Tapestry weaving was a well-known art/craft form in Medieval (1000’s to 1400’s) and Tudor (1400’s – 1600’s) England. Tapestries were intricately woven designs of wool and silk threads and yarns that resembled rugs. They were usually large and often made in a series that told a story from the Bible or from English history. The tapestry that hangs in Agecroft’s Great Hall is called “The Wolf Hunt”. Can you guess what the image on it might be? Look for it when you visit Agecroft and see if your guess is correct!

Tapestries took a long time to make and were expensive to own. They were not used on the floor as we use area rugs today. Tapestries in Tudor England were used to decorate tables and hung on walls for both decoration and to keep rooms warm. Many designs showed outdoor scenes with lots of flowers and plants.
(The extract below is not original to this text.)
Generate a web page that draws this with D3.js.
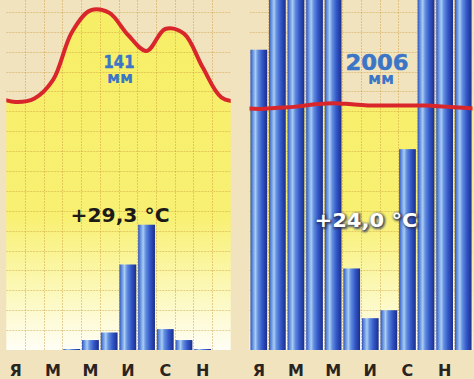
<!DOCTYPE html>
<html><head><meta charset="utf-8">
<script src="https://cdn.jsdelivr.net/npm/d3@7"></script>
<style>html,body{margin:0;padding:0;background:#f2e3bf;overflow:hidden}svg{display:block}</style>
</head><body><svg id="c" width="474" height="379"></svg>
<script>
// ---- data ----
const months = ["Jan","Feb","Mar","Apr","May","Jun","Jul","Aug","Sep","Oct","Nov","Dec"];
const tickMonths = ["Jan","Mar","May","Jul","Sep","Nov"];
const tickLabels = ["Я","М","М","И","С","Н"];
// station A (left): monthly precipitation, mm, and temperature, °C
const precipA = [0, 0, 0, 0.5, 5, 8.8, 43, 63, 10.5, 5, 0.5, 0];
const tempA   = [21.4, 21.7, 23.3, 27.4, 29.3, 29.1, 27.2, 25.8, 27.7, 27.3, 24.4, 21.8];
// station B (right)
const precipB = [151, 230, 280, 300, 220, 41, 16, 20, 101, 200, 220, 227];
const tempB   = [20.8, 20.9, 21.0, 21.2, 21.3, 21.2, 21.1, 21.1, 21.1, 21.1, 21.0, 20.9];
const totals = ["141", "2006"];
const unitLabel = "мм";
const tempLabels = ["+29,3 °C", "+24,0 °C"];

// ---- layout ----
const base = 350, topY = 0;
const svg = d3.select("#c");
const defs = svg.append("defs");

const barGrad = defs.append("linearGradient").attr("id","barGrad").attr("x1",0).attr("x2",1).attr("y1",0).attr("y2",0);
[[0,"#2f4fb8"],[0.1,"#5582d8"],[0.3,"#a9cdf4"],[0.45,"#628ee0"],[0.7,"#3358c8"],[1,"#1b2d8c"]]
  .forEach(([o,c])=>barGrad.append("stop").attr("offset",o).attr("stop-color",c));

const yelGrad = defs.append("linearGradient").attr("id","yelGrad").attr("gradientUnits","userSpaceOnUse")
  .attr("x1",0).attr("x2",0).attr("y1",0).attr("y2",base);
[[0,"#f7ee66"],[0.62,"#f8f072"],[0.8,"#fbf7ae"],[1,"#fffef6"]]
  .forEach(([o,c])=>yelGrad.append("stop").attr("offset",o).attr("stop-color",c));

const blur = defs.append("filter").attr("id","blur").attr("x","-20%").attr("y","-50%").attr("width","140%").attr("height","200%");
blur.append("feGaussianBlur").attr("stdDeviation",1.1);

const yMm = d3.scaleLinear().domain([0,176]).range([base, topY]);
const yT  = d3.scaleLinear().domain([0,30.2]).range([base, topY]);

const panels = [
  {x0:6.3, x1:230.7, precip:precipA, temp:tempA, total:totals[0], tlab:tempLabels[0],
   totX:119, totY:67.5, totFs:18.5, totLen:31,
   unitX:120, unitY:83, tX:120, tY:222, tFs:19, tLen:99, light:false},
  {x0:249.5, x1:472.5, precip:precipB, temp:tempB, total:totals[1], tlab:tempLabels[1],
   totX:377, totY:70, totFs:21, totLen:63,
   unitX:381, unitY:84, tX:366, tY:227, tFs:20, tLen:103, light:true}
];

panels.forEach((p, k) => {
  const cid = "clip" + k;
  defs.append("clipPath").attr("id", cid).append("rect")
    .attr("x", p.x0).attr("y", topY).attr("width", p.x1 - p.x0).attr("height", base - topY);
  const g = svg.append("g");
  const gc = g.append("g").attr("clip-path", `url(#${cid})`);

  const xb = d3.scaleBand().domain(months).range([p.x0, p.x1]).paddingInner(0.1).paddingOuter(0.05);
  const xc = d3.scaleLinear().domain([-0.5, 11.5]).range([p.x0, p.x1]);

  // temperature line points (cyclic year: Dec before Jan, Jan after Dec)
  const pts = [{i:-1, t:p.temp[11]}].concat(p.temp.map((t,i)=>({i,t})), [{i:12, t:p.temp[0]}]);
  const curve = d3.curveCatmullRom.alpha(0.5);

  gc.append("path").datum(pts)
    .attr("d", d3.area().x(d=>xc(d.i)).y0(base).y1(d=>yT(d.t)).curve(curve))
    .attr("fill", "url(#yelGrad)");

  // grid
  const grid = gc.append("g").attr("stroke", "#c9983c").attr("stroke-opacity", 0.45).attr("stroke-width", 1)
    .attr("stroke-dasharray", "2,1");
  grid.selectAll("line.h").data(d3.range(10, 180, 10)).join("line")
    .attr("x1", p.x0).attr("x2", p.x1).attr("y1", d=>Math.round(yMm(d))+0.5).attr("y2", d=>Math.round(yMm(d))+0.5);
  grid.selectAll("line.v").data(d3.range(1, 12)).join("line")
    .attr("y1", topY).attr("y2", base).attr("x1", d=>Math.round(xc(d-0.5))+0.5).attr("x2", d=>Math.round(xc(d-0.5))+0.5);

  // precipitation bars
  gc.selectAll("rect.bar").data(p.precip).join("rect")
    .attr("x", (d,i)=>xb(months[i])).attr("width", xb.bandwidth())
    .attr("y", d=>yMm(d)).attr("height", d=>base - yMm(d))
    .attr("fill", "url(#barGrad)");

  // temperature curve
  gc.append("path").datum(pts)
    .attr("d", d3.line().x(d=>xc(d.i)).y(d=>yT(d.t)).curve(curve))
    .attr("fill", "none").attr("stroke", "#d8262b").attr("stroke-width", 4).attr("stroke-linecap","round");

  // texts
  const font = "'DejaVu Sans', sans-serif";
  const tot = g.append("text").attr("fill", "#3b76c6").attr("font-weight","bold").attr("text-anchor","middle")
    .attr("font-family", font);
  tot.append("tspan").attr("x", p.totX).attr("y", p.totY)
    .attr("font-size", p.totFs).attr("stroke", "#3b76c6").attr("stroke-width", 0.5)
    .attr("textLength", p.totLen).attr("lengthAdjust","spacingAndGlyphs").text(p.total);
  tot.append("tspan").attr("x", p.unitX).attr("y", p.unitY)
    .attr("font-size", 16).text(unitLabel);

  if (p.light) {
    g.append("text").attr("x", p.tX+1).attr("y", p.tY+1).attr("text-anchor","middle")
      .attr("font-family", font).attr("font-weight","bold").attr("font-size", p.tFs)
      .attr("textLength", p.tLen).attr("lengthAdjust","spacingAndGlyphs")
      .attr("fill", "#2a335a").attr("stroke","#2a335a").attr("stroke-width",2.2)
      .attr("filter","url(#blur)").attr("opacity",0.85).text(p.tlab);
  }
  g.append("text").attr("x", p.tX).attr("y", p.tY).attr("text-anchor","middle")
    .attr("font-family", font).attr("font-weight","bold").attr("font-size", p.tFs)
    .attr("textLength", p.tLen).attr("lengthAdjust","spacingAndGlyphs")
    .attr("fill", p.light ? "#ffffff" : "#1c1a18").text(p.tlab);

  // month axis
  const ax = g.append("g").attr("transform", `translate(0,${base})`)
    .call(d3.axisBottom(xb).tickValues(tickMonths).tickFormat((d,i)=>tickLabels[i]).tickSize(0).tickPadding(15));
  ax.select(".domain").remove();
  ax.selectAll("text").attr("font-family", font).attr("font-weight","bold").attr("font-size", 16).attr("fill", "#2a2420");
});
</script></body></html>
Look for your supplies for Day 3, Activity #4 so that you can create your own weaving from nature. You will need plants and flowers, leaves and sticks from outside. You might even be lucky enough to find a feather!


Steps:

  1. Head outside and start collecting items to weave. Bring these items inside and think about the design you want to create. Do you want all of the same type of flower toward one side of your weaving? Do you want to weave with just green items? These are your own personal artistic choices to make.

  2. Measure and cut slits about ½” long and 1” apart into both short ends of your cardboard. This is your weaving frame.

  3. Tape one end of the yarn to the back of your frame near one of the bottom slits. Slide the yarn through this slit and around to the front of the frame. Wind the yarn from back to front through each slit and around the entire frame. When you are done winding, tape the end of the yarn to the back of the frame. The string should be tight without causing the cardboard to bend.


4. Starting on the left side of your frame, weave one natural item through the yarn, moving under the first line of yarn, over the next, under, then over, until you have no more yarn left to weave into. *You can weave from the top down or the bottom up.